I guess the antis will have to move to the other 18.
 
The attacks on 9/11 weren't an invasion, but I think they qualify as a threat to the security of a free state. And if the true meaning, purpose and practice of the 2nd Amendment were in effect today, as 200 years ago, attacks like 9/11 would be all but impossible to pull off.
 
I think the attacks on 9-11 are not really comparable to a military invasion that could be resisted by a militia.

On the other hand it is true that the only attack that failed that day was stopped because of the actions of passengers. They learned what was happening from their cell phones and acted. Maybe that color coded alert thing isn't so stupid after all.
 
... being necessary to the security of a free state...

The Founders made it clear that the 2nd Amendment was the answer to the question: How can a government in a free country protect the common man?

The answer was simply: it can't. The best it can do is enable the common man to protect himself, then stay out of his way while he does it.

This is true whether we are talking about armed invasion, about organized terrorism, or about home grown thugs working the streets.

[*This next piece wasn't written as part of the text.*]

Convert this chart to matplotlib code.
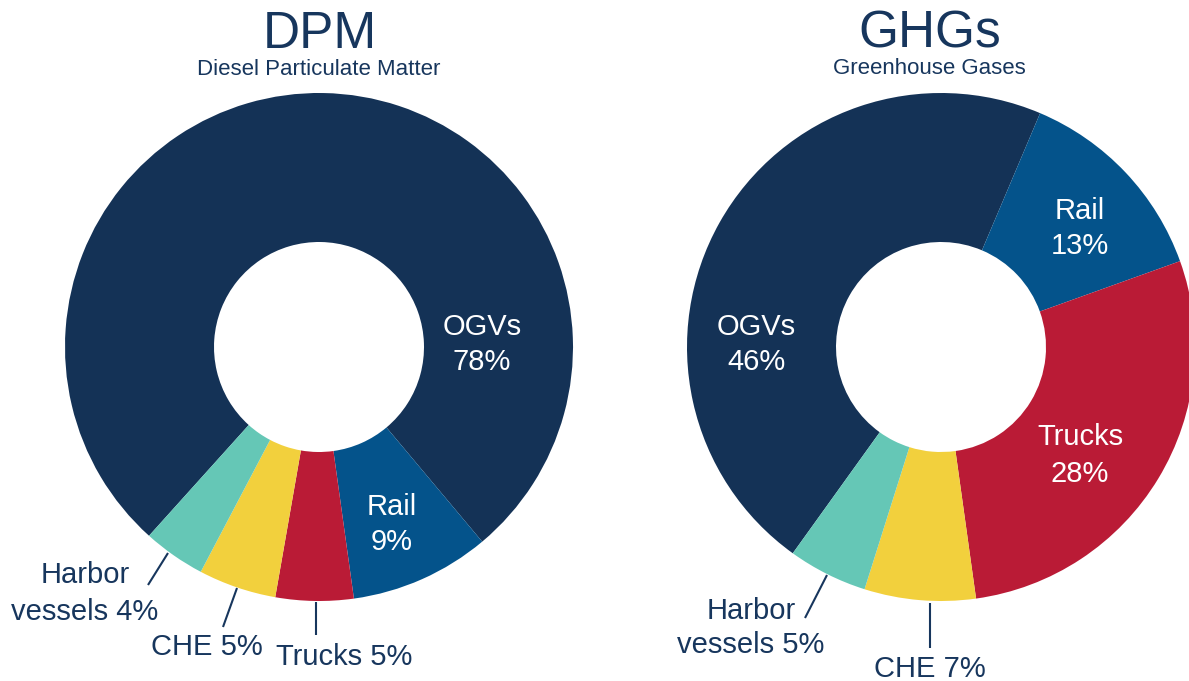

Neither the questions nor the answers have changed in 250 years. There is no security in a free country, without armed individuals ready and able to defend themselves.

pax
 
Thank you, pax. You have laid that out just exactly right; best descriptive I've read... simple, direct, and -true.

-Andy
 
pax nailed it... ;)

Even if the 2nd Amendment was repealed, the RIGHT to defend oneself would still remain. It's God-given (no matter which god you believe in) to all people... :cool:

We just have to remind our governments of that, sometimes... :mad:
 
Mike Irwin: Actually, the Old Testament mentions, in the Torah, that every person has the right to defend if attacked.

Ergo: We have, if you're Jewish or Christian, the God-given right to self-defense - and, obviously, to the tools necessary.

Moreover, The Book of Samuel mentions gun control openly.